Paul clearly states that Kim didn’t just stop being angry about it. She was still angry and was still allowed to be angry. She just backed off a little from the heavy blows, which allowed Paul to be in a place to take further anger that surfaced during the healing process. Backing off does not mean you stifle your anger, shove it under the rug. Sometimes it just means taking it down from a level 9 to a level 6 for a little while. Another key part about Kim backing off is that it came after her own anger had been validated. If that friend had approached her saying she had no right to be angry, do you really think she would have backed off? I doubt it.

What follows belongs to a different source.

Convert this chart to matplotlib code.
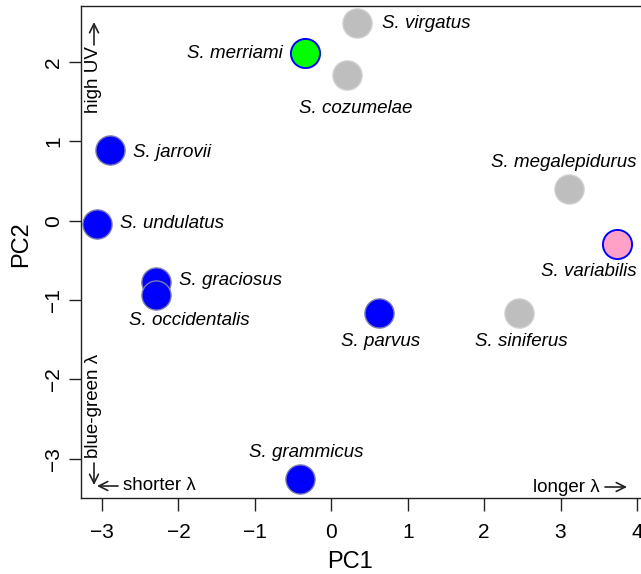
#!/usr/bin/env python3
"""PCA of spectral reflectance: species scores on PC1 / PC2."""
import matplotlib
matplotlib.use("Agg")
import matplotlib.pyplot as plt

plt.rcParams["font.family"] = ["Liberation Sans", "DejaVu Sans"]

# --- data ---
species = ["S. virgatus", "S. merriami", "S. cozumelae", "S. jarrovii",
           "S. undulatus", "S. graciosus", "S. occidentalis", "S. parvus",
           "S. siniferus", "S. megalepidurus", "S. variabilis", "S. grammicus"]
pc1 = [0.34, -0.34, 0.20, -2.90, -3.07, -2.30, -2.30, 0.62, 2.46, 3.11, 3.74, -0.41]
pc2 = [2.49, 2.11, 1.83, 0.89, -0.04, -0.77, -0.94, -1.17, -1.17, 0.40, -0.29, -3.26]
fills = ["#BEBEBE", "#00FF00", "#BEBEBE", "#0000FF", "#0000FF", "#0000FF",
         "#0000FF", "#0000FF", "#BEBEBE", "#BEBEBE", "#FFA0C8", "#0000FF"]
edges = ["#CFCFCF", "#0000FF", "#CFCFCF", "#7A7AB0", "#7A7AB0", "#7A7AB0",
         "#7A7AB0", "#7A7AB0", "#CFCFCF", "#CFCFCF", "#0000FF", "#7A7AB0"]
# label placement: (dx, dy) in points, ha
label_pos = [(18, 0, "left"), (-16.5, 0, "right"), (6.5, -24, "center"),
             (16.5, -1.5, "left"), (16.5, 0, "left"), (17, 1, "left"),
             (24.5, -18.5, "center"), (1, -20.5, "center"), (1.5, -20.5, "center"),
             (-3.5, 19, "center"), (14, -20, "right"), (4.5, 19.5, "center")]

W, H = 641, 574
fig = plt.figure(figsize=(W / 100, H / 100), dpi=100)
ax = fig.add_axes([81 / W, 1 - 498 / H, (648.4 - 81) / W, (498 - 5.7) / H])
ax.set_xlim(-3.276, 4.15)
ax.set_ylim(-3.497, 2.71)

for i, name in enumerate(species):
    lw = 1.4 if edges[i] == "#0000FF" else 1.0
    ax.scatter(pc1[i], pc2[i], s=440, c=fills[i], edgecolors=edges[i],
               linewidths=lw, zorder=3)
    dx, dy, ha = label_pos[i]
    ax.annotate(name, (pc1[i], pc2[i]), xytext=(dx, dy), textcoords="offset points",
                ha=ha, va="center", fontsize=13.5, style="italic")

for side in ("left", "bottom", "top"):
    ax.spines[side].set_linewidth(1.0)
    ax.spines[side].set_color("#222222")
ax.spines["right"].set_visible(False)

ax.set_xticks([-3, -2, -1, 0, 1, 2, 3, 4])
ax.set_yticks([-3, -2, -1, 0, 1, 2])
ax.set_xticklabels(["\u22123", "\u22122", "\u22121", "0", "1", "2", "3", "4"])
ax.set_yticklabels(["\u22123", "\u22122", "\u22121", "0", "1", "2"],
                   rotation=90, va="center")
ax.tick_params(axis="both", length=9, width=1.0, color="#222222", labelsize=15)
ax.tick_params(axis="x", pad=9)
ax.tick_params(axis="y", pad=4)

fig.text(350 / W, 1 - 562 / H, "PC1", ha="center", va="center", fontsize=17)
fig.text(21 / W, 1 - 244 / H, "PC2", ha="center", va="center", fontsize=17,
         rotation=90)


def px(x, y):
    return (x / W, 1 - y / H)


# direction hints: text plus open arrows
fs = 13.5
arrow = dict(arrowstyle="->", color="#222222", lw=1.2, mutation_scale=16,
             shrinkA=0, shrinkB=0)
fig.text(*px(94, 113), "high UV", rotation=90, ha="center", va="bottom", fontsize=fs)
ax.annotate("", xy=px(94, 22), xytext=px(94, 45), xycoords="figure fraction",
            textcoords="figure fraction", arrowprops=arrow)
fig.text(*px(94, 458), "blue-green \u03bb", rotation=90, ha="center", va="bottom",
         fontsize=fs)
ax.annotate("", xy=px(94, 485), xytext=px(94, 463), xycoords="figure fraction",
            textcoords="figure fraction", arrowprops=arrow)
fig.text(*px(123, 486), "shorter \u03bb", ha="left", va="center", fontsize=fs)
ax.annotate("", xy=px(97, 486), xytext=px(118, 486), xycoords="figure fraction",
            textcoords="figure fraction", arrowprops=arrow)
fig.text(*px(600, 487), "longer \u03bb", ha="right", va="center", fontsize=fs)
ax.annotate("", xy=px(627, 487), xytext=px(605, 487), xycoords="figure fraction",
            textcoords="figure fraction", arrowprops=arrow)

fig.savefig("out.png", dpi=100)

So know that you can be angry. Know that you can pull back when needed and that you can ask God to send someone on your behalf. That you can ask him to give you the wisdom to know if/when to back off and how much so. Know that you can let your friend curse up a storm in your presence as they heal from their spouse’s adultery. Know that you have a right to curse up a storm if you’re healing from your spouse’s adultery. Know that it’s okay to smirk from ear to ear when you watch the video clip above. Know that while it’s a hard, hellish road, healing does come. Know that God is with you.